In Nederland is prostaatkanker de meest voorkomende vorm van kanker onder mannen: in 2024 waren er ruim 15.000 nieuwe diagnoses. Inmiddels zijn er bijna 100.000 mannen die leven met de ziekte of het hebben gehad. Het betreft vooral mannen boven de zestig, maar ook jongere mannen kunnen het krijgen.

Stadium bepaalt de overlevingskans

Jaarlijks overlijden circa 2.500 mannen aan prostaatkanker, waarmee het een van de belangrijkste kankergerelateerde doodsoorzaken is. Maar kijk je naar alle diagnoses, dan zijn de vooruitzichten relatief bemoedigend. Gemiddeld zijn tien jaar na de diagnose nog tachtig van de honderd mannen in leven.

Die overlevingskans hangt samen met het stadium waarin de prostaatkanker zich bevindt. Artsen onderscheiden vier stadia. In de eerste twee stadia is er nog geen uitzaaiing, in het derde in beperkte mate. In het vierde stadium, circa 30 procent van de diagnoses, is dat wel het geval en is de overlevingskans onder de 60 procent.

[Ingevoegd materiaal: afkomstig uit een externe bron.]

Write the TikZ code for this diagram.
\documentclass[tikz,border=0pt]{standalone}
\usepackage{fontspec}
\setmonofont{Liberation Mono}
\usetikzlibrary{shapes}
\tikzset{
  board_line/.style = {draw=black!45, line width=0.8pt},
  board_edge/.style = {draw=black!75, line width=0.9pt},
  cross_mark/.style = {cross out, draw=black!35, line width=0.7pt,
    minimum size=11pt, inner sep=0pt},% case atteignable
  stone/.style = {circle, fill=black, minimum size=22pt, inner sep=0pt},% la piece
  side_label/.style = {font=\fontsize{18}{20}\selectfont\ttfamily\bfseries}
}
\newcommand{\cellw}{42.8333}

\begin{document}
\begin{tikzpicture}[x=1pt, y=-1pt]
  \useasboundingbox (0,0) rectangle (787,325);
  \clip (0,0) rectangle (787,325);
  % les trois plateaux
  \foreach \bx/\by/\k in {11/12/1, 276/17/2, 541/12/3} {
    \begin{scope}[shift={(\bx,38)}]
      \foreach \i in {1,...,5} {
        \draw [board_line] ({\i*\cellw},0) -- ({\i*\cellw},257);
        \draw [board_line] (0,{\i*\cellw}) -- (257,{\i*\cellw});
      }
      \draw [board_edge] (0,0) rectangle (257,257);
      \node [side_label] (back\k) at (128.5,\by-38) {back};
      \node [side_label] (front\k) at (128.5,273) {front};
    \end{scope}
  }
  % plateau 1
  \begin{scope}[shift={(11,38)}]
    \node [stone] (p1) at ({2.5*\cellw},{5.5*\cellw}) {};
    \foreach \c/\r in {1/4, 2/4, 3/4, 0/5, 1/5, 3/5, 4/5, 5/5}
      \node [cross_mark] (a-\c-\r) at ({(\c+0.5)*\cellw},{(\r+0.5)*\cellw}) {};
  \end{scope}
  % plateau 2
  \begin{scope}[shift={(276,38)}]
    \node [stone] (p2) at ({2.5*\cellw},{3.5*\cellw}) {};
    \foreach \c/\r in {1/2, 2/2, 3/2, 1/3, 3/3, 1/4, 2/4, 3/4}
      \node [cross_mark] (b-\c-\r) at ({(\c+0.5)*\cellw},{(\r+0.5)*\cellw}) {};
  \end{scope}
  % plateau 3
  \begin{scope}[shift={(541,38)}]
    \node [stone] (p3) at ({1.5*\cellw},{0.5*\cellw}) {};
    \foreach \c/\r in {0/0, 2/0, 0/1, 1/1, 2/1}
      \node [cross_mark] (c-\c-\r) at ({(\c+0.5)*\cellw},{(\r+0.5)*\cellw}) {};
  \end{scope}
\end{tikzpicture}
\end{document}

De nummering in stadia doet vermoeden dat elke tumor zich naar verloop van tijd van één naar vier ontwikkelt, maar dat is niet zo. In een groot aantal gevallen zijn het kleine tumoren die niet groeien en helemaal geen klachten of andere problemen opleveren.

Bijna nergens breed bevolkingsonderzoek

Nederland kent geen landelijk bevolkingsonderzoek naar prostaatkanker. Mannen kunnen wel op eigen initiatief een zogeheten PSA-bloedtest aanvragen bij de huisarts.

Die test meet een eiwit dat wordt gemaakt in de prostaat dat kan duiden op kanker. Bij een verhoogde waarde volgt meestal een MRI, soms een gerichte biopsie.

Maar het risico op overdiagnose is groot: screening brengt weliswaar meer tumoren aan het licht, maar een aanzienlijk deel daarvan zou nooit tot klachten of overlijden leiden.

Slechts enkele Europese landen, zoals Litouwen en delen van Zweden, hebben een georganiseerd programma. Uit trials blijkt dat PSA-screening de sterfte met 20 tot 35 procent kan verlagen.

Maar daar staat een forse toename van extra diagnoses en onnodige behandelingen tegenover, wat in de meeste landen heeft geleid tot het besluit om geen breed bevolkingsonderzoek in te voeren.

Wie zegt wat over bevolkingsonderzoek prostaatkanker?

Bron: Radio 1, BBC, The Times, andros.nl

EW's visie: Geen breed bevolkingsonderzoek, wel risicogroepen screenen

Door: Bram Hahn, redacteur Gezondheid

Er is een enorm verschil tussen grootschalig bevolkingsonderzoek bij alle mannen boven de zestig, het actief opsporen van mannen met een verhoogde kans op prostaatkanker, en zelftesten. Iedereen laten testen leidt momenteel vooral tot het vinden van tumoren die nooit problemen zouden geven.

Het kost bovendien veel geld en kan de zorg onnodig belasten. Thuistesten zijn niet betrouwbaar. Ze leiden vooral tot onzekerheid en brengen een stroom aan vervolgonderzoek op gang, zonder bewezen betere overlevingskansen voor de groep patiënten als geheel.

Gerichte screening werkt wél bij risicogroepen

Gericht testen van mannen met een hoger risico, bijvoorbeeld vanwege prostaatkanker in de familie, kan wel degelijk voorkomen dat tumoren te laat worden ontdekt en leiden tot een succesvollere behandeling.

Het is zinvol om deze groepen actief op te sporen en medisch te volgen, zoals internationale deskundigen bepleiten.

Meebewegen met wetenschap

De keuze om bij een bepaalde vorm van kanker wel of geen breed bevolkingsonderzoek te doen, moet niet voor eeuwig vastliggen.

Nieuwe technieken, betere opvolging en effectievere behandelingen kunnen er in de toekomst voor zorgen dat grootschalig testen zinvoller wordt.

Voorop moet in elk geval altijd staan dat screening op prostaatkanker moet aansluiten bij de wetenschap en het belang van mannen, niet bij angst.